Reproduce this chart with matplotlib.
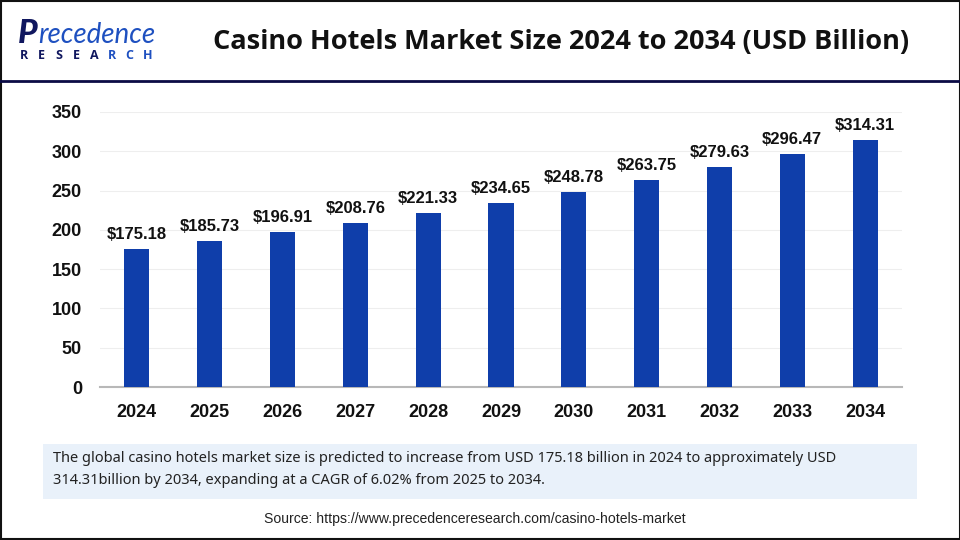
import matplotlib
matplotlib.use('Agg')
import matplotlib.pyplot as plt
from matplotlib.patches import Rectangle

years = ['2024', '2025', '2026', '2027', '2028', '2029', '2030', '2031', '2032', '2033', '2034']
values = [175.18, 185.73, 196.91, 208.76, 221.33, 234.65, 248.78, 263.75, 279.63, 296.47, 314.31]
yticks = [0, 50, 100, 150, 200, 250, 300, 350]

W, H = 960, 540
fig = plt.figure(figsize=(9.6, 5.4), dpi=100, facecolor='white')

# fondo completo en coordenadas de pixel
bg = fig.add_axes([0, 0, 1, 1])
bg.set_xlim(0, W)
bg.set_ylim(H, 0)
bg.axis('off')

# marco y linea bajo el encabezado
bg.add_patch(Rectangle((0.5, 0.5), W - 1, H - 1.5, fill=False, ec='#111111', lw=1.5))
bg.plot([0, W], [81, 81], color='#0b0b45', lw=2)

# logo
bg.text(18, 43, 'P', family='Lato', weight='black', style='italic', fontsize=24, color='#10175f', va='baseline')
bg.text(38, 43, 'recedence', family='Lato', style='italic', fontsize=20, color='#1e50c0', va='baseline')
for i, ch in enumerate('RESEARCH'):
    col = '#10175f' if i < 5 else '#1e50c0'
    bg.text(24 + i * 17.6, 55.5, ch, family='Open Sans', weight='bold', fontsize=9, color=col, ha='center', va='center')

bg.text(561, 42, 'Casino Hotels Market Size 2024 to 2034 (USD Billion)', family='Open Sans',
        weight='bold', fontsize=19.5, color='#111111', ha='center', va='center')

# caja de texto
bg.add_patch(Rectangle((43, 444), 874, 55, fc='#e9f1fa', ec='none'))
bg.text(53, 459, 'The global casino hotels market size is predicted to increase from USD 175.18 billion in 2024 to approximately USD',
        family='Noto Sans', fontsize=10.5, color='#222222', va='center')
bg.text(53, 480, '314.31billion by 2034, expanding at a CAGR of 6.02% from 2025 to 2034.',
        family='Noto Sans', fontsize=10.5, color='#222222', va='center')
bg.text(474.5, 519, 'Source: https://www.precedenceresearch.com/casino-hotels-market',
        family='Liberation Sans', fontsize=10.1, color='#222222', ha='center', va='center')

# grafico de barras
ax = fig.add_axes([100 / W, 1 - 387 / H, 802 / W, 275 / H])
ax.set_facecolor('none')
x = range(len(years))
ax.bar(x, values, width=0.345, color='#0f3eaa', zorder=3)
for xi, v in zip(x, values):
    ax.annotate(f'${v:.2f}', (xi, v), xytext=(0, 5), textcoords='offset points', ha='center', va='bottom',
                family='Liberation Sans', weight='bold', fontsize=12, color='#111111')

ax.set_xlim(-0.507, 10.507)
ax.set_ylim(0, 350)
ax.set_yticks(yticks)
ax.set_xticks(list(x))
ax.set_xticklabels(years)
ax.grid(axis='y', color='#eeeeee', lw=0.8, zorder=0)
ax.tick_params(length=0)
ax.tick_params(axis='x', pad=12)
ax.tick_params(axis='y', pad=13)
for lab in ax.get_xticklabels() + ax.get_yticklabels():
    lab.set_family('Liberation Sans')
    lab.set_weight('bold')
    lab.set_fontsize(13)
    lab.set_color('#111111')
for s in ['top', 'right', 'left']:
    ax.spines[s].set_visible(False)
ax.spines['bottom'].set_color('#b8b8b8')
ax.spines['bottom'].set_linewidth(1.5)

fig.savefig('out.png', dpi=100)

※

**Aim of the exercise**
Everything from the first line to the line with "from matplotlib.patches import Rectangle" must be repeated exactly, and nothing else. Leave the pictures out.

**Exercise output**
Reproduce this chart with matplotlib.
import matplotlib
matplotlib.use('Agg')
import matplotlib.pyplot as plt
from matplotlib.patches import Rectangle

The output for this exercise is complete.